According to Wright, change started to happen and blue-green solutions started to become accepted in around 2014. “We went from talking to landscape architects about rainwater harvesting to talking to the developers and consultants,” he says. “Our conversations were quite insular at the start but we soon realised that the key to wider acceptance of blue-green infrastructure was wider conversations.”

Blue-green infrastructure is currently a niche market. But in 50 years’ time, its use should be the norm

There was a real need to educate the design teams about the solution and that “it wasn’t creating a swimming pool on the roof” or creating a maintenance issue.

Polypipe’s first project to refurbish an existing roof with blue-green infrastructure came in 2016 when Polypipe was asked to find a solution for an existing green roof in London that had died. A green roof is one with just planting, no water attenuation. Seacoal House’s roof was an eyesore to those looking down on it but the blue-green approach improved its look, reduced run off and created new recreation areas for staff working in the building.

On a project that followed, the water attenuation capacity provided by the roof meant that surface water storage tanks in the basement could be removed to add valuable, lettable parking spaces.

“The added value that blue-green solutions can deliver has been a real driver for change,” says Markey. 

Wright adds that the market has already developed rapidly and he predicts that Polypipe will not be doing what it does today in 10 years’ time. 

Acceptance drives innovation

“We are already seeing repeat customers and schemes becoming more elaborate and adventurous,” he says.

This growing acceptance is driving that innovation. Markey adds: “The increase in interest has meant there is more competition in the market than 10 years ago in terms of product ranges but this in turn has delivered more benefits with a higher level of innovation as manufacturers have sought to remain competitive.

“We also now have builders merchants asking for off the shelf products, so blue-green solutions could soon move away from just being bespoke products.”

Wright and Markey expect the next big step change in adoption and wider use to be data driven rather than product driven. Data is essential to quantify the value blue-green solutions bring. 

Markey is currently working on a project in Liverpool to install some modestly sized rain gardens, but the client has asked Polypipe to also install sensors to monitor the operation of the design. This data will be used to improve future designs and optimise sites selected for blue-green solutions to maximise the benefits.

“Data and interrogation of that data over the next 10 years will enable us to do more,” says Markey.

She adds that it is this data that is critical to taking blue-green infrastructure to the next level of adoption. “One of the challenges is the volume that you need on a large site at masterplan scale and the perceived price and capital investment necessary at the outset can seem high,” she says. 

The added value that blue-green solutions can deliver has been a real driver for change

“This is where the data is important as it demonstrates the long term strategy to manage the water and create a low maintenance solution that delivers a return on investment. Projects we are working on at the moment will deliver a better data set to show the benefits of investing now for long term gain.”
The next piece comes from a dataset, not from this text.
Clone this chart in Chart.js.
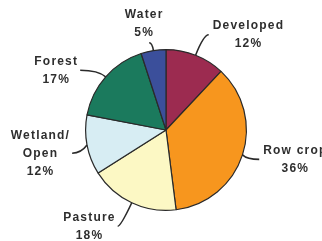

In addition to creating a clear business case and more advanced solutions, Wright believes that there is a need for education about blue-green infrastructure. But he does not mean just creating better understanding with clients, developers and building owners – he is talking about working with schools to widen knowledge about the industry. 

Wright is currently working on a scheme to build a “learning garden” with a range of Polypipe products such as passive irrigation and smart controls for a school in Thamesmead. 

“We need to invite younger minds into our industry and demonstrate all the career paths available to them,” he says. “More collaboration will come from working with a wider palette of individuals.”

If Wright and Markey manage to instil just a small part of their passion for blue-green infrastructure into the next generation of specifiers and adopters, the sector has a very bright future in terms of skills and the solutions to manage surface water flooding and combat climate change.